DATASET CONTENT:
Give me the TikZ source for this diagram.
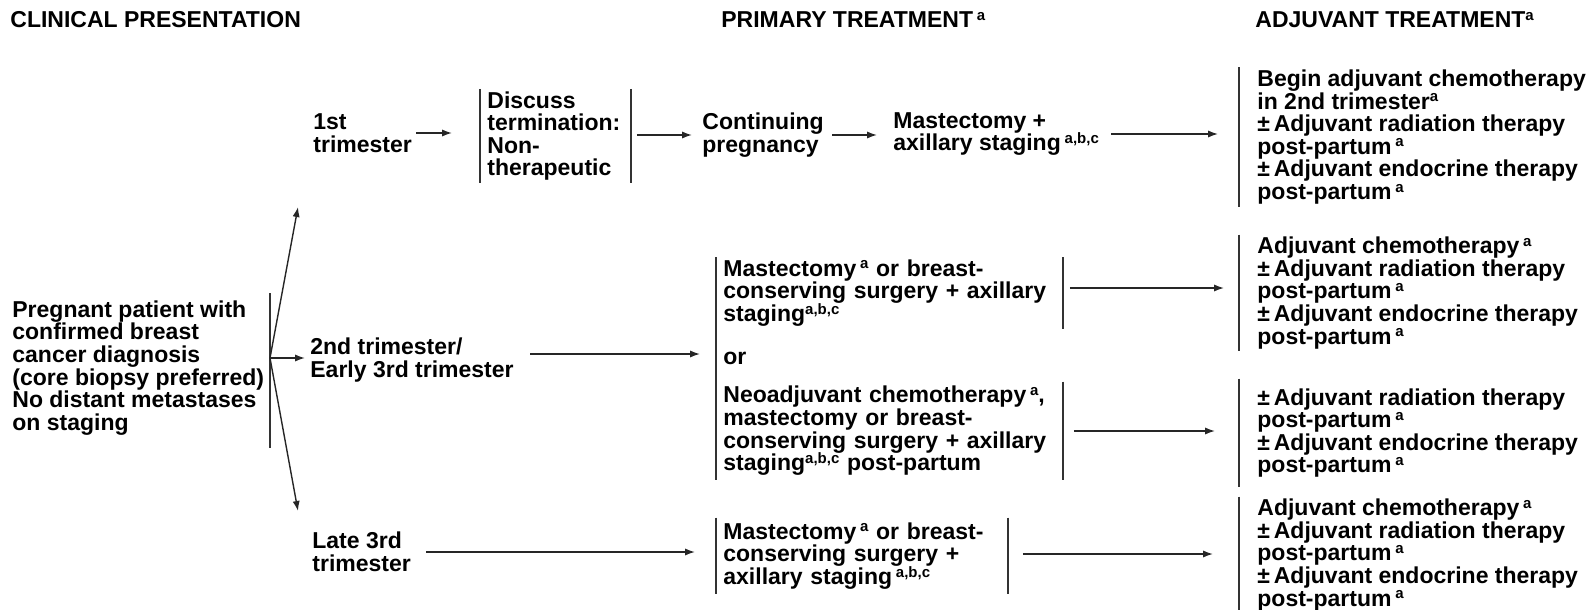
\documentclass[tikz,border=0pt]{standalone}
\usepackage{fontspec}
\setmainfont{Liberation Sans}
\usetikzlibrary{arrows.meta}
\newcommand{\fnm}[1]{\raisebox{0.32em}{\fontsize{7.5pt}{7.5pt}\selectfont #1}}
\newcommand{\tightlines}{\lineskiplimit=-20pt\relax\lineskip=0pt\relax}

\begin{document}
\begin{tikzpicture}[
    x=0.5pt, y=-0.5pt,
    font=\bfseries\fontsize{11.5pt}{11.3pt}\selectfont\tightlines,
    txt/.style={anchor=west, align=left, inner xsep=0pt, inner ysep=1pt},
    brk/.style={anchor=west, align=left, inner xsep=3.5pt, inner ysep=1pt},
    adj/.style={anchor=west, align=left, inner xsep=9pt, inner ysep=1pt},
    bar/.style={line width=1pt, black!80},
    arrow/.style={-{Latex[length=5pt,width=3.6pt]}, line width=0.7pt, black!85}
]
\useasboundingbox (0,0) rectangle (1596,610);

% column heads
\node[txt] (hclin) at (10,20) {CLINICAL PRESENTATION};
\node[txt] (hprim) at (721,20) {PRIMARY TREATMENT\,\fnm{a}};
\node[txt] (hadj) at (1255,20) {ADJUVANT TREATMENT\fnm{a}};

% presentation and fork
\node[txt] (preg) at (12,368) {Pregnant patient with\\confirmed breast\\cancer diagnosis\\(core biopsy preferred)\\No distant metastases\\on staging};
\draw[bar] (270,293) -- (270,448);
\coordinate (fork) at (270,358);
\coordinate (up) at (298,207);
\coordinate (down) at (298,511);

\node[txt] (tri1) at (313,133) {1st\\trimester};
\node[txt] (tri2) at (310,360) {2nd trimester/\\Early 3rd trimester};
\node[txt] (tri3) at (312,552) {Late 3rd\\trimester};

\draw[arrow] (fork) -- (up);
\draw[arrow] (fork) -- (down);
\draw[arrow, shorten >=2.5pt] (fork) -- (fork -| tri2.west);

% primary treatment
\node[brk, text width=68pt] (disc) at (480,136) {Discuss\\termination:\\Non-\\therapeutic};
\node[txt] (cont) at (702,135) {Continuing\\pregnancy};
\node[txt] (mast1) at (893,134) {Mastectomy +\\axillary staging\,\fnm{a,b,c}};

\node[brk, text width=166pt] (opt1) at (716,293) {Mastectomy\,\fnm{a} or breast-\\conserving surgery + axillary\\staging\fnm{a,b,c}};
\node[txt] (orw) at (723,358) {or};
\node[brk, text width=166pt, minimum height=49pt] (opt2) at (716,431) {Neoadjuvant chemotherapy\,\fnm{a},\\mastectomy or breast-\\conserving surgery + axillary\\staging\fnm{a,b,c} post-partum};
\node[brk, text width=138.5pt, minimum height=38pt] (mast3) at (716,556) {Mastectomy\,\fnm{a} or breast-\\conserving surgery +\\axillary staging\,\fnm{a,b,c}};

\foreach \n in {disc, mast3}
    \draw[bar] (\n.north west) -- (\n.south west) (\n.north east) -- (\n.south east);
\draw[bar] (opt1.north west) -- (opt2.south west);
\draw[bar] (opt1.north east) -- (opt1.south east);
\draw[bar] (opt2.north east) -- (opt2.south east);

% adjuvant treatment
\node[adj, minimum height=67pt] (adj1) at (1239,137) {Begin adjuvant chemotherapy\\in 2nd trimester\fnm{a}\\\textpm\,Adjuvant radiation therapy\\post-partum\,\fnm{a}\\\textpm\,Adjuvant endocrine therapy\\post-partum\,\fnm{a}};
\node[adj, minimum height=53.5pt] (adj2) at (1239,293) {Adjuvant chemotherapy\,\fnm{a}\\\textpm\,Adjuvant radiation therapy\\post-partum\,\fnm{a}\\\textpm\,Adjuvant endocrine therapy\\post-partum\,\fnm{a}};
\node[adj, minimum height=54pt] (adj3) at (1239,433) {\textpm\,Adjuvant radiation therapy\\post-partum\,\fnm{a}\\\textpm\,Adjuvant endocrine therapy\\post-partum\,\fnm{a}};
\node[adj, minimum height=55pt] (adj4) at (1239,555) {Adjuvant chemotherapy\,\fnm{a}\\\textpm\,Adjuvant radiation therapy\\post-partum\,\fnm{a}\\\textpm\,Adjuvant endocrine therapy\\post-partum\,\fnm{a}};

\foreach \n in {adj1, adj2, adj3, adj4}
    \draw[bar] (\n.north west) -- (\n.south west);

% connectors
\draw[arrow, shorten <=2pt, shorten >=14pt] (tri1.east) -- (tri1.east -| disc.west);
\draw[arrow, shorten <=3pt, shorten >=5pt] (cont.west -| disc.east) -- (cont.west);
\draw[arrow, shorten <=4pt, shorten >=8pt] (cont.east) -- (cont.east -| mast1.west);
\draw[arrow, shorten <=6pt, shorten >=10.5pt] (mast1.east) -- (mast1.east -| adj1.west);
\draw[arrow, shorten <=8pt, shorten >=8pt] ([yshift=3pt]tri2.east) -- ([yshift=3pt]tri2.east -| opt1.west);
\draw[arrow, shorten <=3.5pt, shorten >=7.5pt] ([yshift=2.5pt]opt1.east) -- ([yshift=2.5pt]opt1.east -| adj2.west);
\draw[arrow, shorten <=5.5pt, shorten >=12pt] (opt2.east) -- (opt2.east -| adj3.west);
\draw[arrow, shorten <=7.5pt, shorten >=10.5pt] (tri3.east) -- (tri3.east -| mast3.west);
\draw[arrow, shorten <=7.5pt, shorten >=13pt] ([yshift=1pt]mast3.east) -- ([yshift=1pt]mast3.east -| adj4.west);

\end{tikzpicture}
\end{document}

TO DO: Are you able to set down all the lines above exactly, without any pictures?

REPLY TO THE EXERCISE:
Give me the TikZ source for this diagram.
\documentclass[tikz,border=0pt]{standalone}
\usepackage{fontspec}
\setmainfont{Liberation Sans}
\usetikzlibrary{arrows.meta}
\newcommand{\fnm}[1]{\raisebox{0.32em}{\fontsize{7.5pt}{7.5pt}\selectfont #1}}
\newcommand{\tightlines}{\lineskiplimit=-20pt\relax\lineskip=0pt\relax}

\begin{document}
\begin{tikzpicture}[
    x=0.5pt, y=-0.5pt,
    font=\bfseries\fontsize{11.5pt}{11.3pt}\selectfont\tightlines,
    txt/.style={anchor=west, align=left, inner xsep=0pt, inner ysep=1pt},
    brk/.style={anchor=west, align=left, inner xsep=3.5pt, inner ysep=1pt},
    adj/.style={anchor=west, align=left, inner xsep=9pt, inner ysep=1pt},
    bar/.style={line width=1pt, black!80},
    arrow/.style={-{Latex[length=5pt,width=3.6pt]}, line width=0.7pt, black!85}
]
\useasboundingbox (0,0) rectangle (1596,610);

% column heads
\node[txt] (hclin) at (10,20) {CLINICAL PRESENTATION};
\node[txt] (hprim) at (721,20) {PRIMARY TREATMENT\,\fnm{a}};
\node[txt] (hadj) at (1255,20) {ADJUVANT TREATMENT\fnm{a}};

% presentation and fork
\node[txt] (preg) at (12,368) {Pregnant patient with\\confirmed breast\\cancer diagnosis\\(core biopsy preferred)\\No distant metastases\\on staging};
\draw[bar] (270,293) -- (270,448);
\coordinate (fork) at (270,358);
\coordinate (up) at (298,207);
\coordinate (down) at (298,511);

\node[txt] (tri1) at (313,133) {1st\\trimester};
\node[txt] (tri2) at (310,360) {2nd trimester/\\Early 3rd trimester};
\node[txt] (tri3) at (312,552) {Late 3rd\\trimester};

\draw[arrow] (fork) -- (up);
\draw[arrow] (fork) -- (down);
\draw[arrow, shorten >=2.5pt] (fork) -- (fork -| tri2.west);

% primary treatment
\node[brk, text width=68pt] (disc) at (480,136) {Discuss\\termination:\\Non-\\therapeutic};
\node[txt] (cont) at (702,135) {Continuing\\pregnancy};
\node[txt] (mast1) at (893,134) {Mastectomy +\\axillary staging\,\fnm{a,b,c}};

\node[brk, text width=166pt] (opt1) at (716,293) {Mastectomy\,\fnm{a} or breast-\\conserving surgery + axillary\\staging\fnm{a,b,c}};
\node[txt] (orw) at (723,358) {or};
\node[brk, text width=166pt, minimum height=49pt] (opt2) at (716,431) {Neoadjuvant chemotherapy\,\fnm{a},\\mastectomy or breast-\\conserving surgery + axillary\\staging\fnm{a,b,c} post-partum};
\node[brk, text width=138.5pt, minimum height=38pt] (mast3) at (716,556) {Mastectomy\,\fnm{a} or breast-\\conserving surgery +\\axillary staging\,\fnm{a,b,c}};

\foreach \n in {disc, mast3}
    \draw[bar] (\n.north west) -- (\n.south west) (\n.north east) -- (\n.south east);
\draw[bar] (opt1.north west) -- (opt2.south west);
\draw[bar] (opt1.north east) -- (opt1.south east);
\draw[bar] (opt2.north east) -- (opt2.south east);

% adjuvant treatment
\node[adj, minimum height=67pt] (adj1) at (1239,137) {Begin adjuvant chemotherapy\\in 2nd trimester\fnm{a}\\\textpm\,Adjuvant radiation therapy\\post-partum\,\fnm{a}\\\textpm\,Adjuvant endocrine therapy\\post-partum\,\fnm{a}};
\node[adj, minimum height=53.5pt] (adj2) at (1239,293) {Adjuvant chemotherapy\,\fnm{a}\\\textpm\,Adjuvant radiation therapy\\post-partum\,\fnm{a}\\\textpm\,Adjuvant endocrine therapy\\post-partum\,\fnm{a}};
\node[adj, minimum height=54pt] (adj3) at (1239,433) {\textpm\,Adjuvant radiation therapy\\post-partum\,\fnm{a}\\\textpm\,Adjuvant endocrine therapy\\post-partum\,\fnm{a}};
\node[adj, minimum height=55pt] (adj4) at (1239,555) {Adjuvant chemotherapy\,\fnm{a}\\\textpm\,Adjuvant radiation therapy\\post-partum\,\fnm{a}\\\textpm\,Adjuvant endocrine therapy\\post-partum\,\fnm{a}};

\foreach \n in {adj1, adj2, adj3, adj4}
    \draw[bar] (\n.north west) -- (\n.south west);

% connectors
\draw[arrow, shorten <=2pt, shorten >=14pt] (tri1.east) -- (tri1.east -| disc.west);
\draw[arrow, shorten <=3pt, shorten >=5pt] (cont.west -| disc.east) -- (cont.west);
\draw[arrow, shorten <=4pt, shorten >=8pt] (cont.east) -- (cont.east -| mast1.west);
\draw[arrow, shorten <=6pt, shorten >=10.5pt] (mast1.east) -- (mast1.east -| adj1.west);
\draw[arrow, shorten <=8pt, shorten >=8pt] ([yshift=3pt]tri2.east) -- ([yshift=3pt]tri2.east -| opt1.west);
\draw[arrow, shorten <=3.5pt, shorten >=7.5pt] ([yshift=2.5pt]opt1.east) -- ([yshift=2.5pt]opt1.east -| adj2.west);
\draw[arrow, shorten <=5.5pt, shorten >=12pt] (opt2.east) -- (opt2.east -| adj3.west);
\draw[arrow, shorten <=7.5pt, shorten >=10.5pt] (tri3.east) -- (tri3.east -| mast3.west);
\draw[arrow, shorten <=7.5pt, shorten >=13pt] ([yshift=1pt]mast3.east) -- ([yshift=1pt]mast3.east -| adj4.west);

\end{tikzpicture}
\end{document}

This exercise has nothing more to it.